Instruction |
Return the lines that follow, exactly as they appear, from the first through the one containing "const traceLevel = [0, 58.8, null, 0, 59.4];"; no pictures are to be included.

Information provided |
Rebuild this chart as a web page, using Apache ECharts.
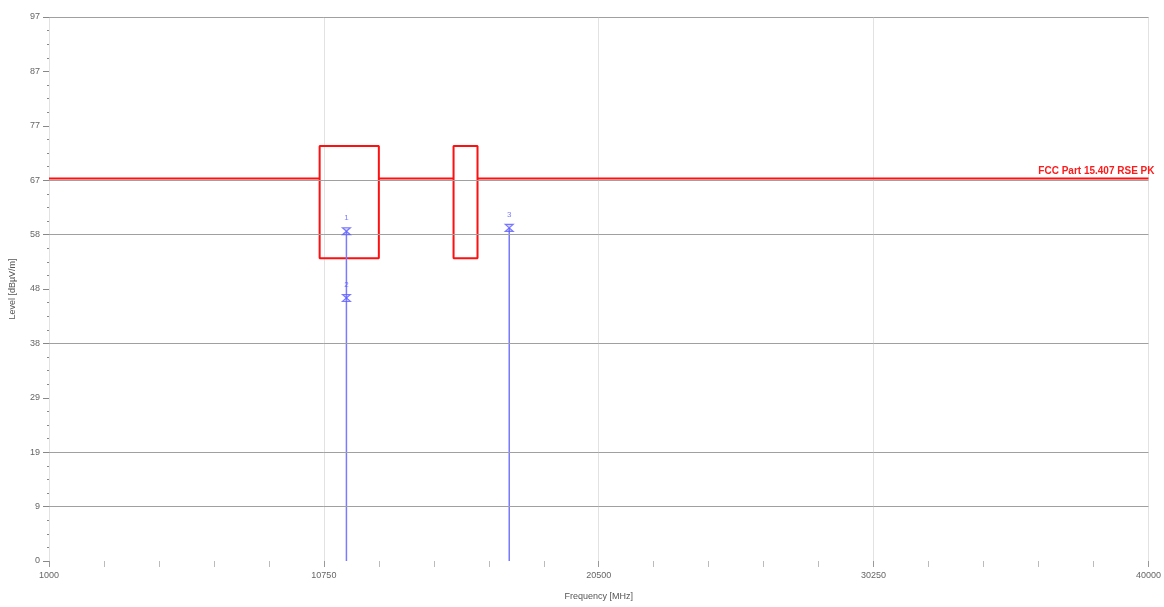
<!DOCTYPE html>
<html>
<head>
<meta charset="utf-8">
<script src="https://cdn.jsdelivr.net/npm/echarts@6/dist/echarts.min.js"></script>
<style>
html,body{margin:0;padding:0;background:#fff;}
#chart{width:1164px;height:607px;}
</style>
</head>
<body>
<div id="chart"></div>
<script>
// ---- data ----
const xTickMin = 1000, xTickMax = 40000, xTickInterval = 9750;
const yMin = 0, yMax = 97, yInterval = 9.7;
const gridLevels = [9.7, 19.4, 38.8, 58.2, 67.9, 97];

const limitName = 'FCC Part 15.407 RSE PK';
const limitFreq  = [1000, 10600, 10600, 12700, 12700, 10600, 10600, null, 12700, 15350, 15350, 16200, 16200, 15350, 15350, null, 16200, 40000];
const limitLevel = [68.2, 68.2, 74, 74, 54, 54, 68.2, null, 68.2, 68.2, 74, 74, 54, 54, 68.2, null, 68.2, 68.2];

const traceFreq  = [11550, 11550, null, 17325, 17325];
const traceLevel = [0, 58.8, null, 0, 59.4];

const markerFreq   = [11550, 11550, 17325];
const markerLevel  = [58.8, 46.9, 59.4];
const markerLabels = ['1', '2', '3'];

// ---- build ----
const limitData = limitFreq.map((f, i) => f === null ? [null, null] : [f, limitLevel[i]]);
const lastIdx = limitFreq.length - 1;
const traceData = traceFreq.map((f, i) => f === null ? [null, null] : [f, traceLevel[i]]);
const markerData = markerFreq.map((f, i) => ({ value: [f, markerLevel[i]], name: markerLabels[i] }));

const chart = echarts.init(document.getElementById('chart'));
chart.setOption({
  animation: false,
  backgroundColor: '#fff',
  grid: { left: 47, right: 14, top: 17, bottom: 46 },
  xAxis: {
    type: 'value', min: xTickMin, max: xTickMax, interval: xTickInterval,
    name: 'Frequency [MHz]', nameLocation: 'middle', nameGap: 31,
    nameTextStyle: { color: '#555', fontSize: 9, fontFamily: 'Liberation Sans' },
    axisLine: { show: false },
    axisTick: { show: true, length: 6, lineStyle: { color: '#999' } },
    minorTick: { show: true, splitNumber: 5, length: 6, lineStyle: { color: '#bbb' } },
    axisLabel: { color: '#666', fontSize: 9, margin: 10, fontFamily: 'Liberation Sans',
      formatter: v => String(Math.round(v)) },
    splitLine: { show: true, lineStyle: { color: '#e2e2e2', width: 1 } }
  },
  yAxis: {
    type: 'value', min: yMin, max: yMax, interval: yInterval,
    name: 'Level [dBµV/m]', nameLocation: 'middle', nameGap: 32,
    nameTextStyle: { color: '#555', fontSize: 9, fontFamily: 'Liberation Sans' },
    axisLine: { show: false },
    axisTick: { show: true, length: 6, lineStyle: { color: '#888' } },
    minorTick: { show: true, splitNumber: 4, length: 2, lineStyle: { color: '#888' } },
    axisLabel: {
      color: '#666', fontSize: 9, margin: 9, fontFamily: 'Liberation Sans',
      formatter: v => String(Math.floor(v + 1e-6))
    },
    splitLine: { show: false }
  },
  series: [
    {
      type: 'line', data: [], silent: true, z: 1,
      markLine: {
        silent: true, symbol: 'none', label: { show: false },
        lineStyle: { color: '#a0a0a0', width: 1, type: 'solid' },
        data: gridLevels.map(v => ({ yAxis: v }))
      }
    },
    {
      type: 'line', name: limitName, data: limitData, connectNulls: false,
      showSymbol: false, symbol: 'none', z: 3,
      lineStyle: { color: '#ff1010', width: 2 },
      itemStyle: { color: '#ff1010' },
      markPoint: {
        silent: true, symbol: 'circle', symbolSize: 1,
        itemStyle: { color: 'rgba(0,0,0,0)' },
        label: {
          show: true, formatter: limitName, position: 'top', align: 'right',
          distance: 2, offset: [6, 0], color: '#ff1a1a', fontSize: 10, fontWeight: 'bold',
          fontFamily: 'Liberation Sans'
        },
        data: [{ coord: [limitFreq[lastIdx], limitLevel[lastIdx]] }]
      }
    },
    {
      type: 'line', name: 'trace', data: traceData, connectNulls: false,
      showSymbol: false, symbol: 'none', z: 4,
      lineStyle: { color: '#7a7aff', width: 1.5 }
    },
    {
      type: 'scatter', name: 'markers', data: markerData, z: 5,
      symbol: 'path://M0,0 L10,0 L0,10 L10,10 Z', symbolSize: [8, 7],
      itemStyle: { color: 'rgba(120,120,255,0.35)', borderColor: '#5a5aff', borderWidth: 1.2 },
      label: {
        show: true, position: 'top', distance: 5, formatter: p => p.name,
        color: '#5a5aff', fontSize: 8, fontFamily: 'Liberation Sans'
      }
    }
  ]
});
</script>
</body>
</html>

Correct response |
Rebuild this chart as a web page, using Apache ECharts.
<!DOCTYPE html>
<html>
<head>
<meta charset="utf-8">
<script src="https://cdn.jsdelivr.net/npm/echarts@6/dist/echarts.min.js"></script>
<style>
html,body{margin:0;padding:0;background:#fff;}
#chart{width:1164px;height:607px;}
</style>
</head>
<body>
<div id="chart"></div>
<script>
// ---- data ----
const xTickMin = 1000, xTickMax = 40000, xTickInterval = 9750;
const yMin = 0, yMax = 97, yInterval = 9.7;
const gridLevels = [9.7, 19.4, 38.8, 58.2, 67.9, 97];

const limitName = 'FCC Part 15.407 RSE PK';
const limitFreq  = [1000, 10600, 10600, 12700, 12700, 10600, 10600, null, 12700, 15350, 15350, 16200, 16200, 15350, 15350, null, 16200, 40000];
const limitLevel = [68.2, 68.2, 74, 74, 54, 54, 68.2, null, 68.2, 68.2, 74, 74, 54, 54, 68.2, null, 68.2, 68.2];

const traceFreq  = [11550, 11550, null, 17325, 17325];
const traceLevel = [0, 58.8, null, 0, 59.4];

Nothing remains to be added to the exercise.